The focus on cultural fights in education has continued as Republicans gear up for primary battles to come. Polls show the messages have galvanised conservatives and hold some potential appeal to independents and Democrats, depending on the particular policy involved.

Mr DeSantis was in Iowa on Friday, speaking at a pair of political events that appear to be laying groundwork for a presidential bid. His education agenda in Florida was a recurring theme in his remarks, and Mr DeSantis credited it as a reason that he convincingly won re-election last year.

“I think we have really done a great job of drawing a line in the sand to say the purpose of our schools is to educate kids not to indoctrinate kids,” he said to cheers from the crowd in Des Moines.

Mr DeSantis has asked the Florida legislature to expand a ban on teaching gender-identity concepts to eighth grade from third grade currently. He is working to dismantle diversity and equity offices in state universities and has engineered a conservative takeover of a small Florida college.

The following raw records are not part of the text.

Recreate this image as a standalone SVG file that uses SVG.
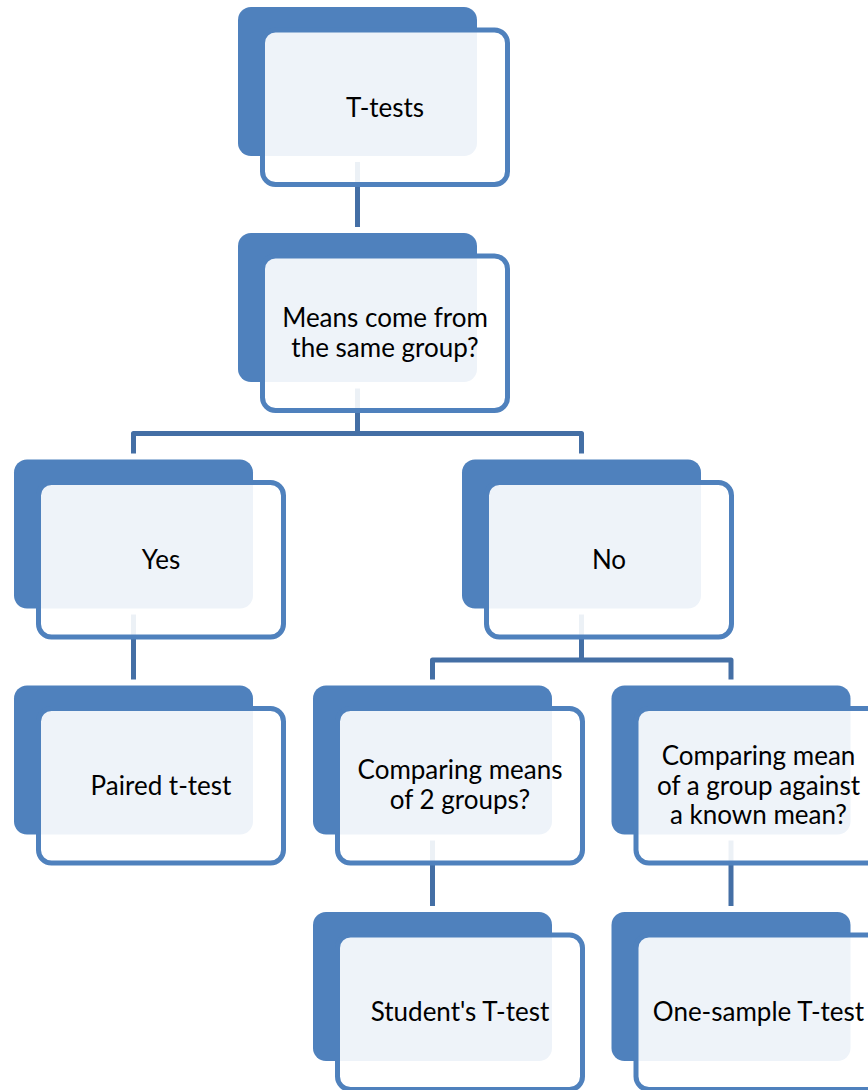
<svg xmlns="http://www.w3.org/2000/svg" width="868" height="1090" viewBox="0 0 868 1090">
<style>
.bg{fill:#4F81BD;}
.fg{fill:#FFFFFF;fill-opacity:0.9;stroke:#4F81BD;stroke-width:5;}
.conn{fill:none;stroke:#446FA5;stroke-width:5;stroke-linejoin:round;}
.lbl{font-family:Lato,"Liberation Sans",sans-serif;font-size:26px;fill:#000;text-anchor:middle;}
</style>
<rect width="868" height="1090" fill="#FFFFFF"/>
<g id="connectors">
<path class="conn" d="M357.5,162 V227"/>
<path class="conn" d="M357.5,388.5 V433.5"/>
<path class="conn" d="M133.5,453.5 V433.5 H581.5 V453.5"/>
<path class="conn" d="M133.5,614.5 V679.5"/>
<path class="conn" d="M581.5,614.5 V660"/>
<path class="conn" d="M432.5,679.5 V660 H731 V679.5"/>
<path class="conn" d="M432.5,840.5 V906"/>
<path class="conn" d="M731,840.5 V906"/>
</g>
<g id="node-ttests">
<rect class="bg" x="238" y="7" width="239" height="149" rx="13"/>
<rect class="fg" x="262.5" y="30" width="245" height="154.5" rx="13"/>
<text class="lbl" x="385" y="116.5">T-tests</text>
</g>
<g id="node-means">
<rect class="bg" x="238" y="233" width="239" height="149" rx="13"/>
<rect class="fg" x="262.5" y="256" width="245" height="154.5" rx="13"/>
<text class="lbl" x="385" y="327">Means come from</text>
<text class="lbl" x="385" y="356.5">the same group?</text>
</g>
<g id="node-yes">
<rect class="bg" x="14" y="459.5" width="239" height="149" rx="13"/>
<rect class="fg" x="38.5" y="482.5" width="245" height="154.5" rx="13"/>
<text class="lbl" x="161" y="568.5">Yes</text>
</g>
<g id="node-no">
<rect class="bg" x="462" y="459.5" width="239" height="149" rx="13"/>
<rect class="fg" x="486.5" y="482.5" width="245" height="154.5" rx="13"/>
<text class="lbl" x="609" y="568.5">No</text>
</g>
<g id="node-paired">
<rect class="bg" x="14" y="685.5" width="239" height="149" rx="13"/>
<rect class="fg" x="38.5" y="708.5" width="245" height="154.5" rx="13"/>
<text class="lbl" x="161" y="794.5">Paired t-test</text>
</g>
<g id="node-comparing-means">
<rect class="bg" x="313" y="685.5" width="239" height="149" rx="13"/>
<rect class="fg" x="337.5" y="708.5" width="245" height="154.5" rx="13"/>
<text class="lbl" x="460" y="779">Comparing means</text>
<text class="lbl" x="460" y="808.5">of 2 groups?</text>
</g>
<g id="node-comparing-mean">
<rect class="bg" x="611.5" y="685.5" width="239" height="149" rx="13"/>
<rect class="fg" x="636" y="708.5" width="245" height="154.5" rx="13"/>
<text class="lbl" x="758.5" y="765">Comparing mean</text>
<text class="lbl" x="758.5" y="794.5">of a group against</text>
<text class="lbl" x="758.5" y="824">a known mean?</text>
</g>
<g id="node-student">
<rect class="bg" x="313" y="912" width="239" height="149" rx="13"/>
<rect class="fg" x="337.5" y="935" width="245" height="154.5" rx="13"/>
<text class="lbl" x="460" y="1020.5">Student's T-test</text>
</g>
<g id="node-one-sample">
<rect class="bg" x="611.5" y="912" width="239" height="149" rx="13"/>
<rect class="fg" x="636" y="935" width="245" height="154.5" rx="13"/>
<text class="lbl" x="758.5" y="1020.5">One-sample T-test</text>
</g>
</svg>
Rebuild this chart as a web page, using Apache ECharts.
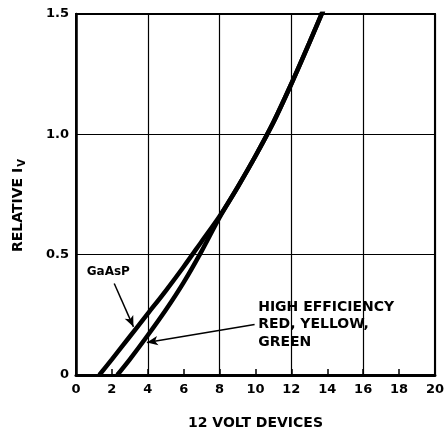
<!DOCTYPE html>
<html>
<head>
<meta charset="utf-8">
<script src="https://cdn.jsdelivr.net/npm/echarts@6/dist/echarts.min.js"></script>
<style>html,body{margin:0;padding:0;background:#fff}#c{width:447px;height:437px}</style>
</head>
<body>
<div id="c"></div>
<script>
// Data (x: volts, y: relative luminous intensity)
const gaAsP = [[1.3,0],[2,0.065],[3,0.16],[4,0.255],[5,0.35],[6,0.45],[7,0.555],[8,0.66],[9,0.78],[10,0.91],[11,1.05],[12,1.21],[13,1.38],[14,1.555]];
const highEff = [[2.3,0],[3,0.065],[4,0.165],[5,0.27],[6,0.385],[7,0.515],[8,0.655],[9,0.78],[10,0.91],[11,1.05],[12,1.21],[13,1.38],[14,1.555]];
const xTickLabels = ['0','2','4','6','8','10','12','14','16','18','20'];
const yTickLabels = ['0','0.5','1.0','1.5'];
const gaAsPLabel = 'GaAsP';
const heLabel = 'HIGH EFFICIENCY\nRED, YELLOW,\nGREEN';
const gaAsPArrow = [[2.13,0.38],[3.2,0.2]];
const heArrow = [[9.95,0.21],[3.95,0.135]];
const gaAsPLabelPos = [1.8,0.43];
const heLabelPos = [10.15,0.21];

const FONT = '"DejaVu Sans", "Liberation Sans", Arial, sans-serif';
const chart = echarts.init(document.getElementById('c'), null, {renderer:'canvas'});
const curveStyle = {color:'#000', width:4.5};
chart.setOption({
  animation:false,
  backgroundColor:'#fff',
  grid:{left:76,right:5,top:14,bottom:62,show:true,borderColor:'#000',borderWidth:2},
  xAxis:[{
    type:'value',min:0,max:20,interval:2,
    axisLine:{lineStyle:{color:'#000',width:3}},
    axisTick:{inside:true,length:6,lineStyle:{color:'#000',width:1.5}},
    axisLabel:{color:'#000',fontFamily:FONT,fontWeight:'bold',fontSize:13,margin:8,
      formatter:(v)=>xTickLabels[Math.round(v/2)]},
    splitLine:{show:false},
    name:'12 VOLT DEVICES',nameLocation:'middle',nameGap:41,
    nameTextStyle:{color:'#000',fontFamily:FONT,fontWeight:'bold',fontSize:14}
  },{
    type:'value',min:0,max:20,interval:4,position:'bottom',
    axisLine:{show:false},axisTick:{show:false},axisLabel:{show:false},
    splitLine:{show:true,lineStyle:{color:'#000',width:1.2}}
  }],
  yAxis:{
    type:'value',min:0,max:1.5,interval:0.5,
    axisLine:{show:true,lineStyle:{color:'#000',width:2.5}},
    axisTick:{show:false},
    axisLabel:{color:'#000',fontFamily:FONT,fontWeight:'bold',fontSize:13,margin:7,
      formatter:(v)=>yTickLabels[Math.round(v/0.5)]},
    splitLine:{show:true,lineStyle:{color:'#000',width:1.2}},
    name:'{a|RELATIVE I}{s|V}',nameLocation:'middle',nameGap:51,
    nameTextStyle:{color:'#000',fontFamily:FONT,fontWeight:'bold',fontSize:14,padding:[0,22,0,0],
      rich:{a:{color:'#000',fontFamily:FONT,fontWeight:'bold',fontSize:14,lineHeight:17,verticalAlign:'bottom'},
            s:{color:'#000',fontFamily:FONT,fontWeight:'bold',fontSize:10,lineHeight:13,verticalAlign:'bottom',padding:[0,0,-2,1]}}}
  },
  series:[
    {type:'line',name:'GaAsP',data:gaAsP,smooth:0.3,showSymbol:false,lineStyle:curveStyle,z:3,clip:true},
    {type:'line',name:'High efficiency',data:highEff,smooth:0.3,showSymbol:false,lineStyle:curveStyle,z:3,clip:true},
    {type:'line',name:'annotations',data:[],silent:true,
      markLine:{silent:true,animation:false,symbol:['none','arrow'],symbolSize:[7,11],
        label:{show:false},lineStyle:{color:'#000',width:1.5,type:'solid'},
        data:[
          [{coord:gaAsPArrow[0]},{coord:gaAsPArrow[1]}],
          [{coord:heArrow[0]},{coord:heArrow[1]}]
        ]},
      markPoint:{silent:true,symbol:'circle',symbolSize:0,
        data:[
          {coord:gaAsPLabelPos,label:{show:true,formatter:gaAsPLabel,position:'inside',color:'#000',fontFamily:FONT,fontWeight:'bold',fontSize:12,align:'center',verticalAlign:'middle'}},
          {coord:heLabelPos,label:{show:true,formatter:heLabel,position:'inside',color:'#000',fontFamily:FONT,fontWeight:'bold',fontSize:14,lineHeight:17.5,align:'left',verticalAlign:'middle'}}
        ]}
    }
  ]
});
</script>
</body>
</html>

He recently worked with the national parents’ rights group, Moms for Liberty, to fashion a target list of liberal school board members to challenge in Florida.

“He has made a lot of decisions to make a lot of moms happy in this country,” said the group’s co-founder Tina Descovich.

Ms Descovich said the group, which has 115,000 members in 44 states, will not play a formal role in the 2024 race, perhaps denying Mr DeSantis a ready-made national army of activists.

That could leave an opening for Mr Trump, who made school choice a priority in his administration but lacks the track record on state-level education issues that Mr DeSantis and other governors have.